B&B Blog

News and updates from the Bed & Breakfast Association

Thursday 7 March 2019

Why ‘highjacking’ your name on search engines should be banned


The relationship between accommodation owners and giant online travel agencies (OTAs) is one of the hottest topics in our industry just now.

The big OTAs undoubtedly offer huge benefits to hotels and B&Bs, helping us to fill our rooms by marketing them globally on user-friendly apps and websites for a known commission rate, payable only when a booking is taken.

However, this great boon has come at a heavy cost – the dominance of especially the two biggest American OTAs who have 80% of that market, and the consequent reduced margins for accommodation owners and loss of cashflow, soaring cancellation rates, and a compromised relationship with their guests.

Profits have taken a big hit for accommodation owners, employers and risk-takers as the online intermediaries grab an ever-larger share of bookings (taking their 15-25% cut on those), and consequently prices have been driven up for consumers, and  the OTAs have been hugely enriched. The big two OTAs are now worth much more than the biggest four global hotel groups combined.
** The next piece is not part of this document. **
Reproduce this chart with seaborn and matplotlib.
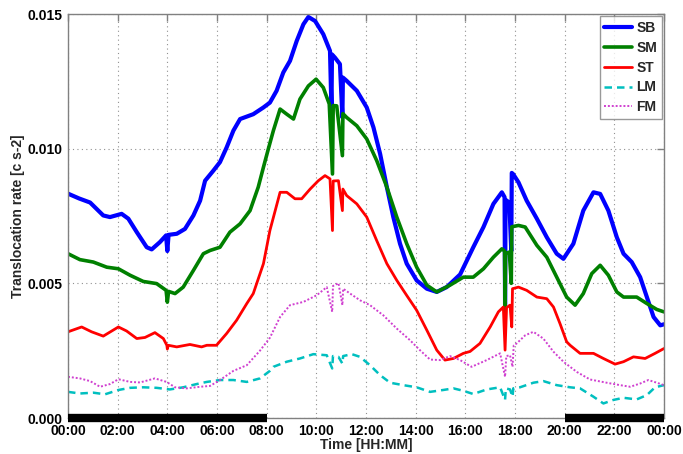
import matplotlib
matplotlib.use("Agg")
import matplotlib.pyplot as plt
import seaborn as sns
import numpy as np

# ---------------- data (hours of day, translocation rate) ----------------
sb_t = [0, 0.45, 0.89, 1.42, 1.69, 2.16, 2.43, 2.77, 3.17, 3.37, 3.7, 3.95, 4.0, 4.05, 4.38, 4.71,
        5.05, 5.32, 5.52, 5.85, 6.12, 6.39, 6.66, 6.93, 7.46, 7.87, 8.13, 8.4, 8.67, 8.94, 9.21,
        9.48, 9.68, 9.95, 10.28, 10.55, 10.61, 10.63, 10.75, 10.95, 11.05, 11.07, 11.22, 11.63,
        12.03, 12.3, 12.57, 12.84, 13.1, 13.37, 13.64, 14.04, 14.45, 14.85, 15.25, 15.79, 16.32,
        16.73, 17.13, 17.47, 17.58, 17.6, 17.62, 17.77, 17.85, 17.87, 17.93, 18.14, 18.47, 18.88,
        19.28, 19.68, 19.95, 20.35, 20.75, 21.16, 21.43, 21.76, 22.1, 22.37, 22.7, 23.04, 23.31,
        23.58, 23.85, 24]
sb_v = [0.00833, 0.00815, 0.0080, 0.00752, 0.00746, 0.00758, 0.0074, 0.0069, 0.00634, 0.00626,
        0.00653, 0.00678, 0.0062, 0.0068, 0.00684, 0.00702, 0.00752, 0.00807, 0.00881, 0.00918,
        0.0095, 0.01005, 0.01067, 0.0111, 0.01128, 0.01153, 0.01171, 0.01215, 0.01283, 0.01326,
        0.0140, 0.01462, 0.01489, 0.01474, 0.01425, 0.01363, 0.0114, 0.0135, 0.01338, 0.01314,
        0.01116, 0.01264, 0.01252, 0.01215, 0.01153, 0.01079, 0.0098, 0.00857, 0.00746, 0.00647,
        0.00573, 0.00511, 0.0048, 0.00468, 0.00486, 0.00533, 0.00634, 0.00709, 0.00795, 0.00838,
        0.0082, 0.0042, 0.0081, 0.0080, 0.0062, 0.0091, 0.00905, 0.00875, 0.00807, 0.0074,
        0.00671, 0.0061, 0.00591, 0.00647, 0.0077, 0.00838, 0.00832, 0.0077, 0.00671, 0.0061,
        0.00579, 0.00523, 0.00449, 0.00375, 0.00344, 0.00348]

sm_t = [0, 0.48, 1.02, 1.56, 2.03, 2.5, 3.03, 3.57, 3.95, 4.0, 4.05, 4.31, 4.64, 5.05, 5.45, 5.72,
        6.12, 6.52, 6.93, 7.33, 7.66, 7.87, 8.07, 8.27, 8.54, 8.81, 9.08, 9.34, 9.68, 9.99, 10.28,
        10.52, 10.65, 10.68, 10.82, 11.05, 11.07, 11.22, 11.63, 12.03, 12.43, 12.84, 13.24, 13.64,
        14.04, 14.45, 14.85, 15.38, 15.92, 16.32, 16.73, 17.13, 17.47, 17.58, 17.6, 17.62, 17.77,
        17.85, 17.87, 18.14, 18.41, 18.88, 19.28, 19.68, 20.08, 20.42, 20.75, 21.09, 21.43, 21.76,
        22.1, 22.37, 22.9, 23.31, 23.71, 24]
sm_v = [0.0061, 0.00588, 0.00579, 0.0056, 0.00554, 0.0053, 0.00507, 0.00499, 0.00474, 0.0043,
        0.0047, 0.00462, 0.00486, 0.00548, 0.0061, 0.00622, 0.00634, 0.0069, 0.00721, 0.0077,
        0.00857, 0.00931, 0.0100, 0.01067, 0.01147, 0.01128, 0.0111, 0.01184, 0.01233, 0.01258,
        0.01227, 0.01166, 0.00906, 0.0116, 0.01159, 0.00974, 0.0113, 0.01116, 0.01085, 0.01036,
        0.00956, 0.00857, 0.00746, 0.00647, 0.0056, 0.00493, 0.00468, 0.00493, 0.00523, 0.00523,
        0.00554, 0.00597, 0.00628, 0.0062, 0.00388, 0.0061, 0.00616, 0.0050, 0.0071, 0.00715,
        0.00709, 0.00641, 0.00597, 0.00523, 0.00449, 0.00419, 0.00462, 0.00536, 0.00567, 0.0053,
        0.00468, 0.00449, 0.00449, 0.00425, 0.00403, 0.00394]

st_t = [0, 0.55, 0.95, 1.42, 2.03, 2.36, 2.77, 3.1, 3.5, 3.84, 3.98, 4.0, 4.04, 4.38, 4.91, 5.38,
        5.59, 5.98, 6.39, 6.79, 7.2, 7.46, 7.87, 8.13, 8.54, 8.81, 9.14, 9.41, 9.75, 10.08, 10.35,
        10.55, 10.65, 10.68, 10.89, 11.05, 11.07, 11.22, 11.63, 12.03, 12.43, 12.84, 13.24, 13.64,
        14.04, 14.45, 14.85, 15.18, 15.52, 15.92, 16.19, 16.59, 17.0, 17.33, 17.53, 17.6, 17.66,
        17.8, 17.87, 17.9, 18.14, 18.47, 18.88, 19.28, 19.55, 19.81, 20.08, 20.22, 20.62, 21.16,
        21.56, 22.03, 22.37, 22.77, 23.24, 23.64, 24]
st_v = [0.0032, 0.00338, 0.0032, 0.00304, 0.00338, 0.00323, 0.00295, 0.00299, 0.00317, 0.00295,
        0.0027, 0.00256, 0.0027, 0.00264, 0.00273, 0.00264, 0.0027, 0.0027, 0.00314, 0.00363,
        0.00425, 0.00462, 0.00573, 0.00696, 0.00838, 0.00838, 0.00814, 0.00814, 0.0085, 0.00881,
        0.0090, 0.00888, 0.00696, 0.0088, 0.00881, 0.0077, 0.0085, 0.00826, 0.00795, 0.00746,
        0.00659, 0.00573, 0.00511, 0.00455, 0.0040, 0.00326, 0.00252, 0.00215, 0.00221, 0.0024,
        0.00247, 0.00277, 0.00338, 0.00394, 0.00412, 0.00252, 0.0041, 0.00419, 0.00338, 0.0048,
        0.00486, 0.00474, 0.00449, 0.00443, 0.00412, 0.00351, 0.00283, 0.0027, 0.0024, 0.0024,
        0.00221, 0.0020, 0.00209, 0.00227, 0.00221, 0.0024, 0.00258]

lm_t = [0, 0.48, 1.02, 1.49, 2.03, 2.5, 3.03, 3.57, 4.1, 4.64, 5.18, 5.59, 6.12, 6.66, 7.2, 7.73,
        8.13, 8.27, 8.81, 9.34, 9.88, 10.42, 10.64, 10.67, 10.89, 11.05, 11.08, 11.43, 11.76,
        12.16, 12.57, 12.97, 13.5, 14.04, 14.58, 15.11, 15.52, 15.92, 16.32, 16.86, 17.4, 17.6,
        17.63, 17.8, 17.9, 17.93, 18.2, 18.74, 19.14, 19.68, 20.22, 20.62, 21.16, 21.56, 21.96,
        22.37, 22.9, 23.31, 23.64, 24]
lm_v = [0.00097, 0.00091, 0.00094, 0.00088, 0.00104, 0.00112, 0.00114, 0.00112, 0.00106, 0.00114,
        0.00126, 0.00134, 0.00141, 0.00141, 0.00134, 0.00147, 0.00175, 0.0019, 0.00209, 0.00221,
        0.00237, 0.00233, 0.00184, 0.0023, 0.00227, 0.00202, 0.0023, 0.00237, 0.00227, 0.00196,
        0.00159, 0.00131, 0.00122, 0.00114, 0.00097, 0.00104, 0.0011, 0.00101, 0.00089, 0.00106,
        0.00114, 0.00067, 0.0011, 0.00106, 0.00079, 0.0011, 0.00114, 0.00131, 0.00137, 0.00122,
        0.00114, 0.0011, 0.00079, 0.00054, 0.00067, 0.00075, 0.00069, 0.00085, 0.00114, 0.00122]

fm_t = [0, 0.48, 0.89, 1.29, 1.69, 2.03, 2.5, 2.9, 3.5, 3.97, 4.31, 4.78, 5.32, 5.72, 6.12, 6.66,
        7.2, 7.73, 8.13, 8.54, 8.94, 9.48, 10.02, 10.42, 10.64, 10.67, 10.89, 11.05, 11.08, 11.36,
        11.76, 12.16, 12.7, 13.24, 13.77, 14.17, 14.58, 14.98, 15.38, 15.79, 16.25, 16.86, 17.4,
        17.6, 17.65, 17.8, 17.9, 17.95, 18.07, 18.41, 18.74, 19.14, 19.55, 19.95, 20.49, 21.02,
        21.69, 22.23, 22.64, 23.04, 23.37, 23.71, 24]
fm_v = [0.00153, 0.00147, 0.00137, 0.00116, 0.00126, 0.00144, 0.00134, 0.00132, 0.00147, 0.00134,
        0.00114, 0.0011, 0.00116, 0.00119, 0.00141, 0.00175, 0.00196, 0.0025, 0.00298, 0.00375,
        0.00419, 0.00431, 0.00456, 0.00486, 0.00394, 0.0049, 0.00501, 0.00419, 0.0048, 0.00462,
        0.00437, 0.00419, 0.00381, 0.00332, 0.00289, 0.00252, 0.00217, 0.00215, 0.0023, 0.00215,
        0.0019, 0.00215, 0.0024, 0.00153, 0.0023, 0.00233, 0.0019, 0.0027, 0.00277, 0.00307,
        0.0032, 0.00295, 0.00246, 0.00209, 0.00171, 0.00143, 0.00131, 0.00122, 0.00116, 0.00128,
        0.00141, 0.00131, 0.00122]

night_start = [0, 20]
night_end = [8, 24]

x_ticks = list(range(0, 25, 2))
x_tick_labels = ["00:00", "02:00", "04:00", "06:00", "08:00", "10:00", "12:00",
                 "14:00", "16:00", "18:00", "20:00", "22:00", "00:00"]
y_ticks = [0.0, 0.005, 0.010, 0.015]
y_tick_labels = ["0.000", "0.005", "0.010", "0.015"]

series = [
    ("SB", sb_t, sb_v, "#0000ff", "-", 3.0),
    ("SM", sm_t, sm_v, "#008000", "-", 2.6),
    ("ST", st_t, st_v, "#ff0000", "-", 2.0),
    ("LM", lm_t, lm_v, "#00bfbf", (0, (3, 2)), 1.8),
    ("FM", fm_t, fm_v, "#d040d0", (0, (1, 1)), 1.4),
]

# ---------------- style ----------------
sns.set_style("white")
plt.rcParams["font.family"] = ["Liberation Sans", "DejaVu Sans"]
plt.rcParams["font.weight"] = "bold"

FS = 10

fig = plt.figure(figsize=(6.83, 4.54), dpi=100)
ax = fig.add_axes([68 / 683, 1 - 418 / 454, (664 - 68) / 683, (418 - 14) / 454])

for name, t, v, c, ls, lw in series:
    sns.lineplot(x=t, y=v, ax=ax, color=c, linestyle=ls, linewidth=lw, label=name,
                 estimator=None, sort=False)

for s, e in zip(night_start, night_end):
    ax.plot([s, e], [0, 0], color="black", linewidth=6, solid_capstyle="butt",
            clip_on=False, zorder=5)

ax.set_xlim(0, 24)
ax.set_ylim(0, 0.015)
ax.set_xticks(x_ticks)
ax.set_xticklabels(x_tick_labels)
ax.set_yticks(y_ticks)
ax.set_yticklabels(y_tick_labels)

ax.grid(True, linestyle=(0, (1, 3)), color="#909090", linewidth=0.8)
for sp in ax.spines.values():
    sp.set_visible(True)
    sp.set_color("#808080")
    sp.set_linewidth(1.0)

ax.tick_params(axis="both", which="both", direction="in", length=5, width=1,
               color="#808080", top=True, right=True, labelsize=FS,
               labelcolor="black")
ax.tick_params(axis="x", pad=4)
ax.tick_params(axis="y", pad=4)
for lab in ax.get_xticklabels() + ax.get_yticklabels():
    lab.set_fontweight("bold")

ax.set_xlabel("Time [HH:MM]", fontsize=FS, fontweight="bold", labelpad=0)
ax.set_ylabel("Translocation rate [c s-2]", fontsize=FS, fontweight="bold", labelpad=2)

leg = ax.legend(loc="upper right", fontsize=FS, frameon=True, fancybox=False,
                borderaxespad=0.15, handlelength=2.0, handletextpad=0.3,
                labelspacing=0.42, borderpad=0.35)
leg.get_frame().set_edgecolor("#808080")
leg.get_frame().set_linewidth(1.0)
for txt in leg.get_texts():
    txt.set_fontweight("bold")

fig.savefig("out.png", dpi=100)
From the small accommodation owners’ perspective, this loss of control and profitability to the intermediaries has not been the result of free and fair competition. It has been at least partly driven by (a) some egregiously misleading marketing, (b) restrictive “rate parity” clauses preventing discounting by owners to their direct bookers, and (c) the dominance by the OTAs of internet search.

Back in July 2017, the B&B Association filed five formal complaints with the UK competition regulator (CMA) covering those three key areas.  Three of our complaints – on fake “discounts”, misleading availability statements and manipulated search rankings – were acted on by the CMA on 6th February this year, when they banned a raft of“misleading” practices by OTAs.

Our first complaint to the CMA had been about “rate parity” clauses, which we still want banned – and I wrote about that issue in Travel Weekly recently (“Why OTA ‘rate parity’ clauses should bebanned”, Feb 13th).

That leaves our fifth complaint to the CMA from 2017 (also still not addressed): against forced (non-optional contract term) bidding by OTAs on hotel and B&B names with search engines.

This practice enables the OTAs to colonise the top of search listings, even for searches of a B&B’s or hotel’s own brand/name, without the owner’s express permission. It is typically bundled with all the other T&Cs, so non-negotiable.

One of our members, Frank McCready, referred to this as “brandjacking”. He says: “The considerable investment I have made in a website that enables online realtime availability and booking is totally wasted. I am now invisible in web searches- lucky to appear on page ten!”  His requests to the OTA to stop bidding on his name were refused, and he was told by Google that only a spend of over £900 per month on pay-per-click would counter the OTA taking top place on Google searches for his B&B’s own name.


We agree that a hotel or B&B should be allowed to say to an OTA “yes, we’re happy to deal with you, happy to give you our availability, happy to pay you commission on bookings you bring us, BUT we don’t want you to undermine our own direct marketing by bidding on our own name with search engines”. That would make competition freer and fairer.

The way to achieve that is for the CMA to ban the OTAs from forcing their name-bidding terms on an accommodation provider. That must not be a non-negotiable item bundled into the OTA’s T&Cs on a “take it or leave it” basis as at present; it must be subject to separate express agreement.

We see this ‘ask’ as a modest and reasonable way of redressing the grotesque imbalance of power between global OTAs and tiny family businesses, and making competition a little fairer. So join me in urging the CMA to act.